§ Recorded data:
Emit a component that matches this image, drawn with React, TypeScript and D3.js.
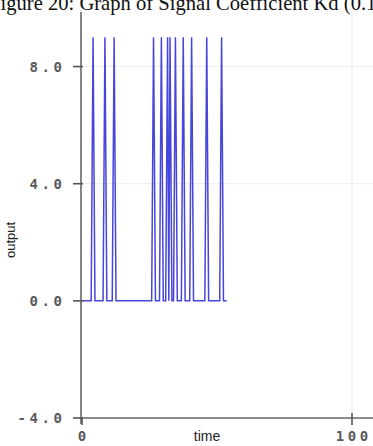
import React from "react";
import * as d3 from "d3";

// Sampled signal: time and output values
const times = [
  0, 3.4, 4.1, 4.8, 7.8, 8.5, 9.2, 11.2, 11.9, 12.6,
  25.8, 26.5, 27.2, 28.7, 29.4, 30.1, 31.0, 31.7, 32.15, 32.6, 33.3,
  33.9, 34.6, 35.3, 36.8, 37.5, 38.2, 39.9, 40.6, 41.3,
  45.5, 46.2, 46.9, 51.0, 51.7, 52.4, 53.6,
];
const outputs = [
  0, 0, 9, 0, 0, 9, 0, 0, 9, 0,
  0, 9, 0, 0, 9, 0, 0, 9, 0, 9, 0,
  0, 9, 0, 0, 9, 0, 0, 9, 0,
  0, 9, 0, 0, 9, 0, 0,
];

const yTicks = [-4, 0, 4, 8];
const xTicks = [0, 100];
const gridY = [4, 8];
const gridX = [100];

const title = "Figure 20: Graph of Signal Coefficient Kd (0.1)";

export default function App() {
  const W = 373;
  const H = 446;
  const x = d3.scaleLinear().domain([0, 100]).range([82, 352]);
  const y = d3.scaleLinear().domain([-4, 10]).range([418, 8]);

  const pts: [number, number][] = times.map((t, i) => [t, outputs[i]]);
  const line = d3
    .line<[number, number]>()
    .x((d) => x(d[0]))
    .y((d) => y(d[1]));

  const tickFont = {
    fontFamily: "DejaVu Sans Mono",
    fontSize: 14,
    fontWeight: "bold" as const,
    fill: "#5a5a5a",
    letterSpacing: 3.6,
  };

  return (
    <svg
      width={W}
      height={H}
      style={{ position: "absolute", left: 0, top: 0, background: "#fff" }}
    >
      <rect width={W} height={H} fill="#fff" />
      {/* grid */}
      {gridY.map((v) => (
        <line key={"gy" + v} x1={x(0)} x2={W} y1={y(v)} y2={y(v)} stroke="#ececec" strokeWidth={1} />
      ))}
      {gridX.map((v) => (
        <line key={"gx" + v} x1={x(v)} x2={x(v)} y1={y(10) + 4} y2={y(-4)} stroke="#ececec" strokeWidth={1} />
      ))}

      {/* signal */}
      <path d={line(pts) ?? ""} fill="none" stroke="#4646dc" strokeWidth={1.5} strokeLinejoin="miter" />

      {/* axes */}
      <line x1={81} x2={81} y1={12} y2={y(-4) + 6} stroke="#666" strokeWidth={1.6} />
      <line x1={81} x2={W} y1={y(-4)} y2={y(-4)} stroke="#666" strokeWidth={1.6} />

      {yTicks.map((v) => (
        <g key={"yt" + v}>
          <line x1={73} x2={83} y1={y(v)} y2={y(v)} stroke="#555" strokeWidth={1.6} />
          <text x={65.6} y={y(v)} dy="0.38em" textAnchor="end" {...tickFont}>
            {v.toFixed(1)}
          </text>
        </g>
      ))}
      {xTicks.map((v) => (
        <g key={"xt" + v}>
          <line x1={x(v)} x2={x(v)} y1={y(-4) - (v === 0 ? 0 : 5)} y2={y(-4) + 7} stroke="#555" strokeWidth={1.6} />
          <text x={x(v) + 1.8} y={441} textAnchor="middle" {...tickFont}>
            {v}
          </text>
        </g>
      ))}

      {/* axis titles */}
      <text
        transform={`translate(15,240) rotate(-90)`}
        textAnchor="middle"
        fontFamily="Liberation Sans, Arial, sans-serif"
        fontSize={13}
        fill="#222"
      >
        output
      </text>
      <text
        x={207}
        y={441}
        textAnchor="middle"
        fontFamily="Liberation Sans, Arial, sans-serif"
        fontSize={14}
        fill="#222"
      >
        time
      </text>

      {/* figure caption */}
      <text x={-11} y={10} fontFamily="Liberation Serif, Times New Roman, serif" fontSize={20.6} fill="#111">
        {title}
      </text>
    </svg>
  );
}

§ Objective: Skip every picture and transcribe the data above exactly.

§ Output:
Emit a component that matches this image, drawn with React, TypeScript and D3.js.
import React from "react";
import * as d3 from "d3";

// Sampled signal: time and output values
const times = [
  0, 3.4, 4.1, 4.8, 7.8, 8.5, 9.2, 11.2, 11.9, 12.6,
  25.8, 26.5, 27.2, 28.7, 29.4, 30.1, 31.0, 31.7, 32.15, 32.6, 33.3,
  33.9, 34.6, 35.3, 36.8, 37.5, 38.2, 39.9, 40.6, 41.3,
  45.5, 46.2, 46.9, 51.0, 51.7, 52.4, 53.6,
];
const outputs = [
  0, 0, 9, 0, 0, 9, 0, 0, 9, 0,
  0, 9, 0, 0, 9, 0, 0, 9, 0, 9, 0,
  0, 9, 0, 0, 9, 0, 0, 9, 0,
  0, 9, 0, 0, 9, 0, 0,
];

const yTicks = [-4, 0, 4, 8];
const xTicks = [0, 100];
const gridY = [4, 8];
const gridX = [100];

const title = "Figure 20: Graph of Signal Coefficient Kd (0.1)";

export default function App() {
  const W = 373;
  const H = 446;
  const x = d3.scaleLinear().domain([0, 100]).range([82, 352]);
  const y = d3.scaleLinear().domain([-4, 10]).range([418, 8]);

  const pts: [number, number][] = times.map((t, i) => [t, outputs[i]]);
  const line = d3
    .line<[number, number]>()
    .x((d) => x(d[0]))
    .y((d) => y(d[1]));

  const tickFont = {
    fontFamily: "DejaVu Sans Mono",
    fontSize: 14,
    fontWeight: "bold" as const,
    fill: "#5a5a5a",
    letterSpacing: 3.6,
  };

  return (
    <svg
      width={W}
      height={H}
      style={{ position: "absolute", left: 0, top: 0, background: "#fff" }}
    >
      <rect width={W} height={H} fill="#fff" />
      {/* grid */}
      {gridY.map((v) => (
        <line key={"gy" + v} x1={x(0)} x2={W} y1={y(v)} y2={y(v)} stroke="#ececec" strokeWidth={1} />
      ))}
      {gridX.map((v) => (
        <line key={"gx" + v} x1={x(v)} x2={x(v)} y1={y(10) + 4} y2={y(-4)} stroke="#ececec" strokeWidth={1} />
      ))}

      {/* signal */}
      <path d={line(pts) ?? ""} fill="none" stroke="#4646dc" strokeWidth={1.5} strokeLinejoin="miter" />

      {/* axes */}
      <line x1={81} x2={81} y1={12} y2={y(-4) + 6} stroke="#666" strokeWidth={1.6} />
      <line x1={81} x2={W} y1={y(-4)} y2={y(-4)} stroke="#666" strokeWidth={1.6} />

      {yTicks.map((v) => (
        <g key={"yt" + v}>
          <line x1={73} x2={83} y1={y(v)} y2={y(v)} stroke="#555" strokeWidth={1.6} />
          <text x={65.6} y={y(v)} dy="0.38em" textAnchor="end" {...tickFont}>
            {v.toFixed(1)}
          </text>
        </g>
      ))}
      {xTicks.map((v) => (
        <g key={"xt" + v}>
          <line x1={x(v)} x2={x(v)} y1={y(-4) - (v === 0 ? 0 : 5)} y2={y(-4) + 7} stroke="#555" strokeWidth={1.6} />
          <text x={x(v) + 1.8} y={441} textAnchor="middle" {...tickFont}>
            {v}
          </text>
        </g>
      ))}

      {/* axis titles */}
      <text
        transform={`translate(15,240) rotate(-90)`}
        textAnchor="middle"
        fontFamily="Liberation Sans, Arial, sans-serif"
        fontSize={13}
        fill="#222"
      >
        output
      </text>
      <text
        x={207}
        y={441}
        textAnchor="middle"
        fontFamily="Liberation Sans, Arial, sans-serif"
        fontSize={14}
        fill="#222"
      >
        time
      </text>

      {/* figure caption */}
      <text x={-11} y={10} fontFamily="Liberation Serif, Times New Roman, serif" fontSize={20.6} fill="#111">
        {title}
      </text>
    </svg>
  );
}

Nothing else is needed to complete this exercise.